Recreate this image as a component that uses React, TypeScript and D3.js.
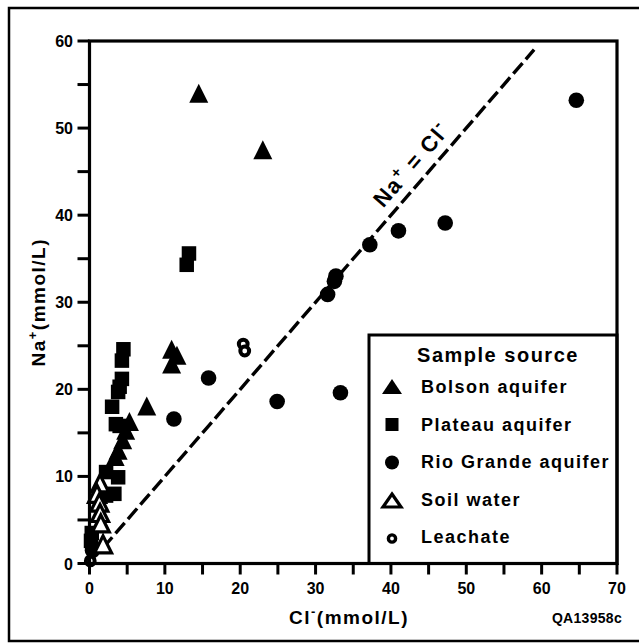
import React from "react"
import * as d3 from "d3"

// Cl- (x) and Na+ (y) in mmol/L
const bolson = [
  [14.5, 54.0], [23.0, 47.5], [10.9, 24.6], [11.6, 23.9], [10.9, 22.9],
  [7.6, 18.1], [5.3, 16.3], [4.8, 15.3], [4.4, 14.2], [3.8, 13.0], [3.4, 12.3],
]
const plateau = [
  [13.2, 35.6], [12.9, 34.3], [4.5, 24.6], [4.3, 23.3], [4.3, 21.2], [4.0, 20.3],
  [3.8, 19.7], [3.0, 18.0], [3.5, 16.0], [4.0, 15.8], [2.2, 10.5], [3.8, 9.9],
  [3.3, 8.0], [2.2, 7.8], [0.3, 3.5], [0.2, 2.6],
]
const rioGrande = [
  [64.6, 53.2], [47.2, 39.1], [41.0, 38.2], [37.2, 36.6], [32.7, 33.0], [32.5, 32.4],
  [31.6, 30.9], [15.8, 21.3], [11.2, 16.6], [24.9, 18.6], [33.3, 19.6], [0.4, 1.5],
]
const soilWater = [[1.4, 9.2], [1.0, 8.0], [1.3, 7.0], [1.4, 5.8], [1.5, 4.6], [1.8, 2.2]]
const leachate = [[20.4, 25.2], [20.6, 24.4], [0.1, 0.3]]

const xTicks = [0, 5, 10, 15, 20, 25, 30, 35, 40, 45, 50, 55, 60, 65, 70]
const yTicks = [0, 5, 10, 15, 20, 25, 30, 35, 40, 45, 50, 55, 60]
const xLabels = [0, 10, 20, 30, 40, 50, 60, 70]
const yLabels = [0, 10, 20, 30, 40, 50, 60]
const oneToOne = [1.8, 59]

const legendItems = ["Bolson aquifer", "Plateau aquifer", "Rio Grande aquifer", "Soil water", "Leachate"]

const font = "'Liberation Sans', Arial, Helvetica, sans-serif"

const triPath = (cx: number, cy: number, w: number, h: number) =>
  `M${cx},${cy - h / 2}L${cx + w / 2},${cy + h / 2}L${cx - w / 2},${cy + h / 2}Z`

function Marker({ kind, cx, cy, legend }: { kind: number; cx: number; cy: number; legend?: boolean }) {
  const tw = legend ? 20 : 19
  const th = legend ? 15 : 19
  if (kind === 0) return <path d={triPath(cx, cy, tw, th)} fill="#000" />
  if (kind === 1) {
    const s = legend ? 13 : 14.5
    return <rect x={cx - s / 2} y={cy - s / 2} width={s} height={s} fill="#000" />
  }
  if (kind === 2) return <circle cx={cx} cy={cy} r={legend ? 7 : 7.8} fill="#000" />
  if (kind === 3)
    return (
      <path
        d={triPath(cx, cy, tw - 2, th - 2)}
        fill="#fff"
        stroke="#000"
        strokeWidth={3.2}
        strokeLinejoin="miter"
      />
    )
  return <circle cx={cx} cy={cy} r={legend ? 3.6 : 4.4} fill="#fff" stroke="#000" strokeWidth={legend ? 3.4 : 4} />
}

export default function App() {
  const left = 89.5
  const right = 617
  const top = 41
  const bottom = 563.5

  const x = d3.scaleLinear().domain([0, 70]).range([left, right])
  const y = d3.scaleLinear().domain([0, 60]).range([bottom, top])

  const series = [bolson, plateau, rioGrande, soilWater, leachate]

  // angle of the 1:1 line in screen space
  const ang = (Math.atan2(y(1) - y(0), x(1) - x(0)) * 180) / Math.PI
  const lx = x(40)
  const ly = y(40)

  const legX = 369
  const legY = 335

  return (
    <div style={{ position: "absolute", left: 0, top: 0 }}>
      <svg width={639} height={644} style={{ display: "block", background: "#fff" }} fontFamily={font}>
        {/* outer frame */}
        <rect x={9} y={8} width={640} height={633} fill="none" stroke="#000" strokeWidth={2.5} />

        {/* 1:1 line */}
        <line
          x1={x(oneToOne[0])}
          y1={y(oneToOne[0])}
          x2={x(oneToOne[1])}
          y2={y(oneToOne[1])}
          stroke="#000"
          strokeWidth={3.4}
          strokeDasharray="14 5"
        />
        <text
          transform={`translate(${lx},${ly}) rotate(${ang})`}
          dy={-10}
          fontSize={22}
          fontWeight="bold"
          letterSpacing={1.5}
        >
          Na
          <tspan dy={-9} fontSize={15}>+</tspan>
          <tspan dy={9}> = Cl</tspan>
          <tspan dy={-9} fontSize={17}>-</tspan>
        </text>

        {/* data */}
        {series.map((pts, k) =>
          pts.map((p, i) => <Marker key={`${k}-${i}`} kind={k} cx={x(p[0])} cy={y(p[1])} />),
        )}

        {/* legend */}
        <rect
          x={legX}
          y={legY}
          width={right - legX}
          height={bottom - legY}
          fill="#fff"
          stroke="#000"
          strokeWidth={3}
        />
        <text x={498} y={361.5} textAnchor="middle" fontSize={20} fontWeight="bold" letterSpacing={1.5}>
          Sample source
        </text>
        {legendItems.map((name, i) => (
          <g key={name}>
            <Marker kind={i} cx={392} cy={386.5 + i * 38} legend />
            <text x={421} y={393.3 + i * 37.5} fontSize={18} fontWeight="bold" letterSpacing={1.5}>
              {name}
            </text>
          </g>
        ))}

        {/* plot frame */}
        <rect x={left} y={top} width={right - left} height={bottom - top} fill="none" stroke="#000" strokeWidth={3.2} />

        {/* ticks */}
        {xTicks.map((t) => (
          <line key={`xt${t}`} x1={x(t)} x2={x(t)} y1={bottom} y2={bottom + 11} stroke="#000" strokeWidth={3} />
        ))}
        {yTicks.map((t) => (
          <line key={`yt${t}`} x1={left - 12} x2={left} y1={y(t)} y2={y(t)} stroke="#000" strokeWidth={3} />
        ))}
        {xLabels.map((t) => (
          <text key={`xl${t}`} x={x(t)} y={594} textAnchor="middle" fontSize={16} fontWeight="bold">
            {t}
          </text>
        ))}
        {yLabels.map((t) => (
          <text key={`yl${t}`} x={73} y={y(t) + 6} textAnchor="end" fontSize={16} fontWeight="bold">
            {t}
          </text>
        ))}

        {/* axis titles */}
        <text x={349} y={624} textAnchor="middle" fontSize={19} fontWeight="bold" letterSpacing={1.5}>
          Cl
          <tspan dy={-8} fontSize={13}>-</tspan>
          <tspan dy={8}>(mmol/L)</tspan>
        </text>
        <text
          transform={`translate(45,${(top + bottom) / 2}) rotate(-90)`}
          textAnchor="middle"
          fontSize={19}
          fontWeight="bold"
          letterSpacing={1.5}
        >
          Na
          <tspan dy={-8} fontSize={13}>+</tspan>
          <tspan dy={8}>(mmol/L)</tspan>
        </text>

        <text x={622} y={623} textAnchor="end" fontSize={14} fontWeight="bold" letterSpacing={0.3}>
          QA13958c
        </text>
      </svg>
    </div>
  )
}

_Set exercise_. Check every line of the data above for the string "React", and copy those that have it.

_Task output_.
Recreate this image as a component that uses React, TypeScript and D3.js.
import React from "react"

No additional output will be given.